======== Data segment ========
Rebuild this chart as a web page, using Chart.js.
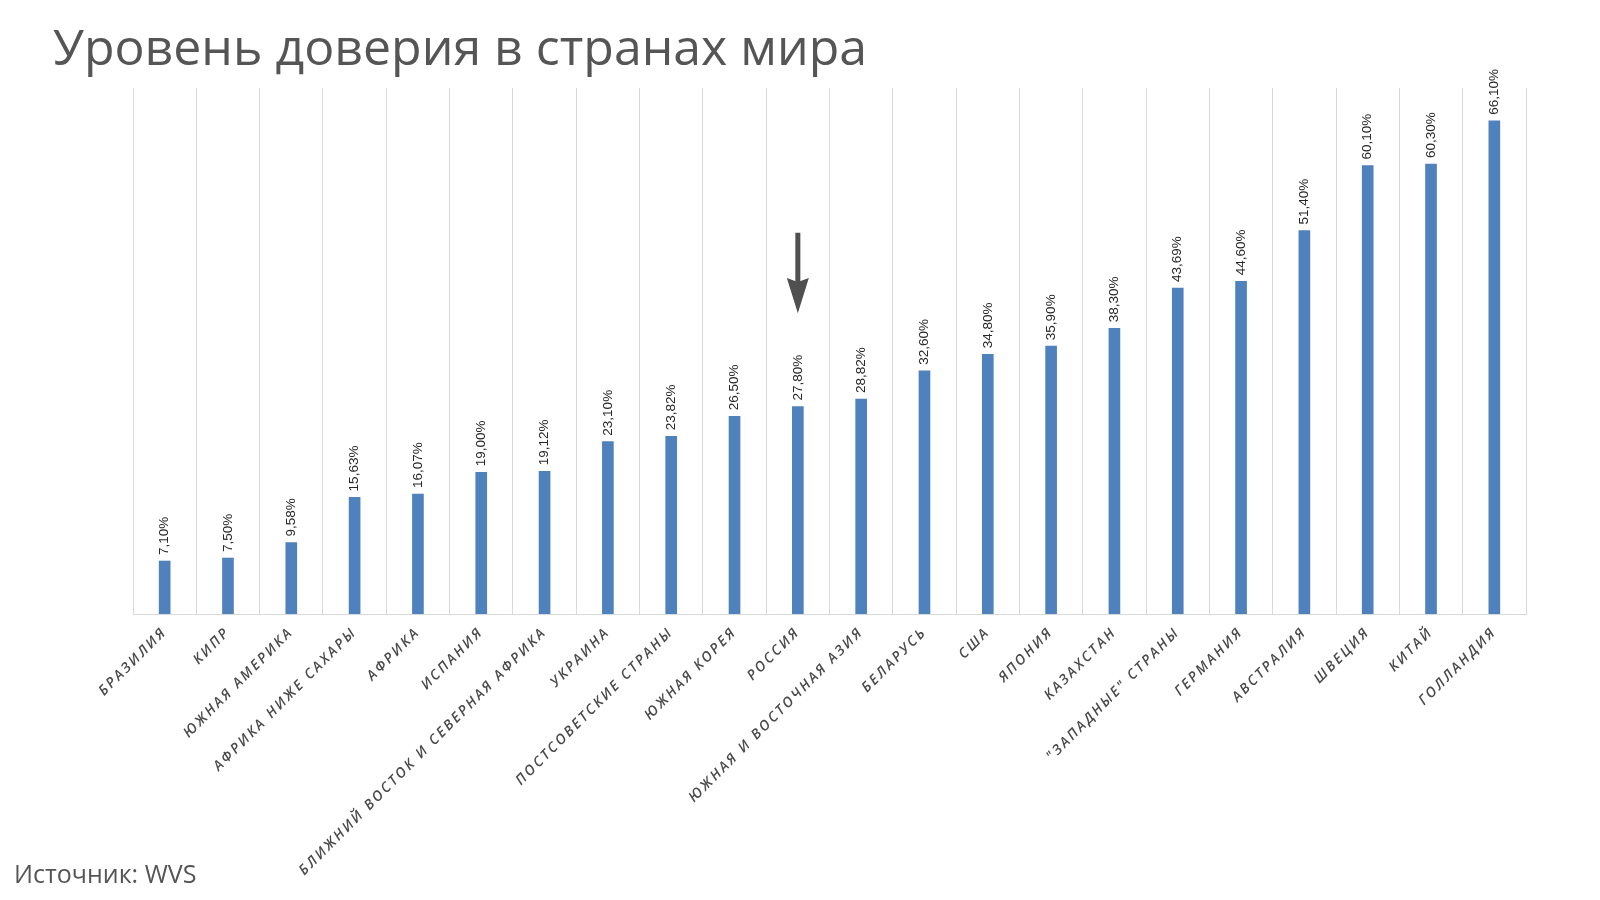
<!DOCTYPE html>
<html lang="ru">
<head>
<meta charset="utf-8">
<title>Уровень доверия в странах мира</title>
<script src="https://cdn.jsdelivr.net/npm/chart.js@4.4.1/dist/chart.umd.min.js"></script>
<style>
    body { margin: 0; background: #fff; }
    #wrap { position: relative; width: 1600px; height: 900px; overflow: hidden; }
    #title {
        position: absolute; left: 53px; top: 21px;
        font-family: "Open Sans", sans-serif; font-size: 50px; line-height: 1;
        color: #555; white-space: nowrap;
    }
    #source {
        position: absolute; left: 14px; top: 861px;
        font-family: "Open Sans", sans-serif; font-size: 25px; line-height: 1;
        color: #555; white-space: nowrap;
    }
</style>
</head>
<body>
<div id="wrap">
    <canvas id="trustChart"></canvas>
    <div id="title">Уровень доверия в странах мира</div>
    <div id="source">Источник: WVS</div>
</div>
<script>
const countries = ["БРАЗИЛИЯ", "КИПР", "ЮЖНАЯ АМЕРИКА", "АФРИКА НИЖЕ САХАРЫ", "АФРИКА", "ИСПАНИЯ",
    "БЛИЖНИЙ ВОСТОК И СЕВЕРНАЯ АФРИКА", "УКРАИНА", "ПОСТСОВЕТСКИЕ СТРАНЫ", "ЮЖНАЯ КОРЕЯ", "РОССИЯ",
    "ЮЖНАЯ И ВОСТОЧНАЯ АЗИЯ", "БЕЛАРУСЬ", "США", "ЯПОНИЯ", "КАЗАХСТАН", "\"ЗАПАДНЫЕ\" СТРАНЫ",
    "ГЕРМАНИЯ", "АВСТРАЛИЯ", "ШВЕЦИЯ", "КИТАЙ", "ГОЛЛАНДИЯ"];
const trust = [7.10, 7.50, 9.58, 15.63, 16.07, 19.00, 19.12, 23.10, 23.82, 26.50, 27.80,
    28.82, 32.60, 34.80, 35.90, 38.30, 43.69, 44.60, 51.40, 60.10, 60.30, 66.10];

// arrow pointing at Russia (values on the y scale)
const arrowCountry = "РОССИЯ";
const arrowFrom = 51.1;
const arrowHead = 44.5;
const arrowTo = 40.3;

const fmt = (v) => v.toFixed(2).replace(".", ",") + "%";

// spaced-out tick labels
const letterSpacing = {
    id: "letterSpacing",
    beforeLayout(chart) { chart.ctx.letterSpacing = "2.4px"; },
    beforeDraw(chart) { chart.ctx.letterSpacing = "2.4px"; }
};

// value labels above the bars, rotated
const barLabels = {
    id: "barLabels",
    afterDatasetsDraw(chart) {
        const ctx = chart.ctx;
        const meta = chart.getDatasetMeta(0);
        ctx.save();
        ctx.letterSpacing = "0px";
        ctx.font = "13.5px 'Liberation Sans', Arial, sans-serif";
        ctx.fillStyle = "#262626";
        ctx.textAlign = "left";
        ctx.textBaseline = "middle";
        meta.data.forEach((bar, i) => {
            ctx.save();
            ctx.translate(bar.x, bar.y - 6);
            ctx.rotate(-Math.PI / 2);
            ctx.fillText(fmt(trust[i]), 0, 0);
            ctx.restore();
        });
        ctx.restore();
    }
};

const arrow = {
    id: "arrow",
    afterDatasetsDraw(chart) {
        const ctx = chart.ctx;
        const x = chart.scales.x.getPixelForValue(countries.indexOf(arrowCountry));
        const y1 = chart.scales.y.getPixelForValue(arrowFrom);
        const y2 = chart.scales.y.getPixelForValue(arrowHead);
        const y3 = chart.scales.y.getPixelForValue(arrowTo);
        ctx.save();
        ctx.fillStyle = "#505050";
        ctx.fillRect(x - 2.5, y1, 5, y2 - y1 + 2);
        ctx.beginPath();
        ctx.moveTo(x - 11, y2 - 4);
        ctx.lineTo(x, y2);
        ctx.lineTo(x + 11, y2 - 4);
        ctx.lineTo(x, y3);
        ctx.closePath();
        ctx.fill();
        ctx.restore();
    }
};

const ctx = document.getElementById("trustChart").getContext("2d");
const trustChart = new Chart(ctx, {
    type: "bar",
    data: {
        labels: countries,
        datasets: [{
            data: trust,
            backgroundColor: "#4f81bd",
            barThickness: 11,
        }],
    },
    options: {
        responsive: true,
        maintainAspectRatio: false,
        animation: false,
        layout: { padding: { left: 133, right: 74, top: 88, bottom: 0 } },
        plugins: {
            legend: { display: false },
            tooltip: { enabled: false },
        },
        scales: {
            x: {
                grid: { color: "#d9d9d9", drawTicks: false, offset: true },
                border: { color: "#d9d9d9" },
                ticks: {
                    autoSkip: false,
                    minRotation: 45,
                    maxRotation: 45,
                    padding: 10,
                    color: "#4a4a4a",
                    font: { family: "'Open Sans', sans-serif", size: 14, style: "italic", weight: "600" },
                },
                afterFit: (scale) => { scale.height = 286; },
            },
            y: {
                display: false,
                min: 0,
                max: 70.5,
            },
        },
    },
    plugins: [letterSpacing, barLabels, arrow],
});
</script>
</body>
</html>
========
**Problem statement**:
Reproduce the whole listing word for word, setting aside any pictures.

**Output for this exercise**:
Rebuild this chart as a web page, using Chart.js.
<!DOCTYPE html>
<html lang="ru">
<head>
<meta charset="utf-8">
<title>Уровень доверия в странах мира</title>
<script src="https://cdn.jsdelivr.net/npm/chart.js@4.4.1/dist/chart.umd.min.js"></script>
<style>
    body { margin: 0; background: #fff; }
    #wrap { position: relative; width: 1600px; height: 900px; overflow: hidden; }
    #title {
        position: absolute; left: 53px; top: 21px;
        font-family: "Open Sans", sans-serif; font-size: 50px; line-height: 1;
        color: #555; white-space: nowrap;
    }
    #source {
        position: absolute; left: 14px; top: 861px;
        font-family: "Open Sans", sans-serif; font-size: 25px; line-height: 1;
        color: #555; white-space: nowrap;
    }
</style>
</head>
<body>
<div id="wrap">
    <canvas id="trustChart"></canvas>
    <div id="title">Уровень доверия в странах мира</div>
    <div id="source">Источник: WVS</div>
</div>
<script>
const countries = ["БРАЗИЛИЯ", "КИПР", "ЮЖНАЯ АМЕРИКА", "АФРИКА НИЖЕ САХАРЫ", "АФРИКА", "ИСПАНИЯ",
    "БЛИЖНИЙ ВОСТОК И СЕВЕРНАЯ АФРИКА", "УКРАИНА", "ПОСТСОВЕТСКИЕ СТРАНЫ", "ЮЖНАЯ КОРЕЯ", "РОССИЯ",
    "ЮЖНАЯ И ВОСТОЧНАЯ АЗИЯ", "БЕЛАРУСЬ", "США", "ЯПОНИЯ", "КАЗАХСТАН", "\"ЗАПАДНЫЕ\" СТРАНЫ",
    "ГЕРМАНИЯ", "АВСТРАЛИЯ", "ШВЕЦИЯ", "КИТАЙ", "ГОЛЛАНДИЯ"];
const trust = [7.10, 7.50, 9.58, 15.63, 16.07, 19.00, 19.12, 23.10, 23.82, 26.50, 27.80,
    28.82, 32.60, 34.80, 35.90, 38.30, 43.69, 44.60, 51.40, 60.10, 60.30, 66.10];

// arrow pointing at Russia (values on the y scale)
const arrowCountry = "РОССИЯ";
const arrowFrom = 51.1;
const arrowHead = 44.5;
const arrowTo = 40.3;

const fmt = (v) => v.toFixed(2).replace(".", ",") + "%";

// spaced-out tick labels
const letterSpacing = {
    id: "letterSpacing",
    beforeLayout(chart) { chart.ctx.letterSpacing = "2.4px"; },
    beforeDraw(chart) { chart.ctx.letterSpacing = "2.4px"; }
};

// value labels above the bars, rotated
const barLabels = {
    id: "barLabels",
    afterDatasetsDraw(chart) {
        const ctx = chart.ctx;
        const meta = chart.getDatasetMeta(0);
        ctx.save();
        ctx.letterSpacing = "0px";
        ctx.font = "13.5px 'Liberation Sans', Arial, sans-serif";
        ctx.fillStyle = "#262626";
        ctx.textAlign = "left";
        ctx.textBaseline = "middle";
        meta.data.forEach((bar, i) => {
            ctx.save();
            ctx.translate(bar.x, bar.y - 6);
            ctx.rotate(-Math.PI / 2);
            ctx.fillText(fmt(trust[i]), 0, 0);
            ctx.restore();
        });
        ctx.restore();
    }
};

const arrow = {
    id: "arrow",
    afterDatasetsDraw(chart) {
        const ctx = chart.ctx;
        const x = chart.scales.x.getPixelForValue(countries.indexOf(arrowCountry));
        const y1 = chart.scales.y.getPixelForValue(arrowFrom);
        const y2 = chart.scales.y.getPixelForValue(arrowHead);
        const y3 = chart.scales.y.getPixelForValue(arrowTo);
        ctx.save();
        ctx.fillStyle = "#505050";
        ctx.fillRect(x - 2.5, y1, 5, y2 - y1 + 2);
        ctx.beginPath();
        ctx.moveTo(x - 11, y2 - 4);
        ctx.lineTo(x, y2);
        ctx.lineTo(x + 11, y2 - 4);
        ctx.lineTo(x, y3);
        ctx.closePath();
        ctx.fill();
        ctx.restore();
    }
};

const ctx = document.getElementById("trustChart").getContext("2d");
const trustChart = new Chart(ctx, {
    type: "bar",
    data: {
        labels: countries,
        datasets: [{
            data: trust,
            backgroundColor: "#4f81bd",
            barThickness: 11,
        }],
    },
    options: {
        responsive: true,
        maintainAspectRatio: false,
        animation: false,
        layout: { padding: { left: 133, right: 74, top: 88, bottom: 0 } },
        plugins: {
            legend: { display: false },
            tooltip: { enabled: false },
        },
        scales: {
            x: {
                grid: { color: "#d9d9d9", drawTicks: false, offset: true },
                border: { color: "#d9d9d9" },
                ticks: {
                    autoSkip: false,
                    minRotation: 45,
                    maxRotation: 45,
                    padding: 10,
                    color: "#4a4a4a",
                    font: { family: "'Open Sans', sans-serif", size: 14, style: "italic", weight: "600" },
                },
                afterFit: (scale) => { scale.height = 286; },
            },
            y: {
                display: false,
                min: 0,
                max: 70.5,
            },
        },
    },
    plugins: [letterSpacing, barLabels, arrow],
});
</script>
</body>
</html>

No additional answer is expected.